# What does Lyft driver deactivation "look like"?



## JFrancis (May 25, 2017)

If deactivated from driving Lyft what happens? Cannot login to app? Or just are not given rides? Or...?


----------



## Pawtism (Aug 22, 2017)

Well they'll send you an email also, but from the app, when you try to go online it won't let you, likely with an error message saying something to the effect of you need to contact them.

Email will likely look something like this:


----------



## Adieu (Feb 21, 2016)

JFrancis said:


> If deactivated from driving Lyft what happens? Cannot login to app? Or just are not given rides? Or...?


Your portrait disappears from your app


----------



## AuxCordBoston (Dec 3, 2016)

JFrancis said:


> If deactivated from driving Lyft what happens? Cannot login to app? Or just are not given rides? Or...?


Are you worried?


----------



## 7Miles (Dec 17, 2014)

Dear Lyft Driver,
You no longer required to slave 12 hours a day to make $100. What took you so long ? You’ll be thankful for my decision to deactivate you in few months, believe me.
Anyways, some entitled 13 year old said something about you to get a free ride.
Peace out and don’t do same mistakes in your life.
Lyft Support.
P.S. if you know someone who wants to make up to $100000 a year plus tips , please send them our way! Lyft driving is flexible and yoo’ll be your own boss!


----------



## Another Uber Driver (May 27, 2015)

I saw one guy's de-activation e-Mail. It informed him that "you be paid all sums due you by __________(date). After that date, you are no longer part of the Lyft Community. You are welcome, however, to use Lyft as a rider any time."
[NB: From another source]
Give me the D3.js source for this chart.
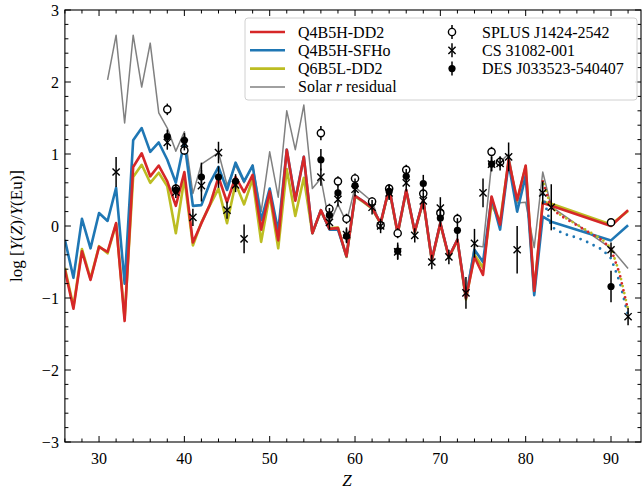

Yeah. Right. Lyft fires me and I am going to use their service. Yup, yup, yup...........


----------



## Goduckies (Mar 23, 2017)

Here is the 1 hour warning email and my ap said deactivated on updates. It was a satisfying feeling!


----------



## The Gift of Fish (Mar 17, 2017)

Adieu said:


> Your portrait disappears from your app


Your portrait? That sounds very elegant  My Lyft app just had a selfie that I took with a phone.


----------



## JMlyftuber (Feb 24, 2018)

Here's what mine look like. The permanent deactivation was a mistake by the rep I reported my accident to. I called back and they changed it to temporary.


----------



## Adieu (Feb 21, 2016)

Goduckies said:


> Here is the 1 hour warning email and my ap said deactivated on updates. It was a satisfying feeling!
> View attachment 210994
> View attachment 210995


*IF* you've never been put in officially acknowledged timeout for cancels on Lyft, does that mean you're immune to sudden death permanent deactivation for >15% cancel rate???


----------



## emmhope (Jul 10, 2017)

Goduckies said:


> Here is the 1 hour warning email and my ap said deactivated on updates. It was a satisfying feeling!
> View attachment 210994
> View attachment 210995


I don't switch on lyft in the city , that's my solution since I can't cancel . Don't loose lyft, their DF helps a lot


----------



## Trump Economics (Jul 29, 2015)

JFrancis said:


> If deactivated from driving Lyft what happens? Cannot login to app? Or just are not given rides? Or...?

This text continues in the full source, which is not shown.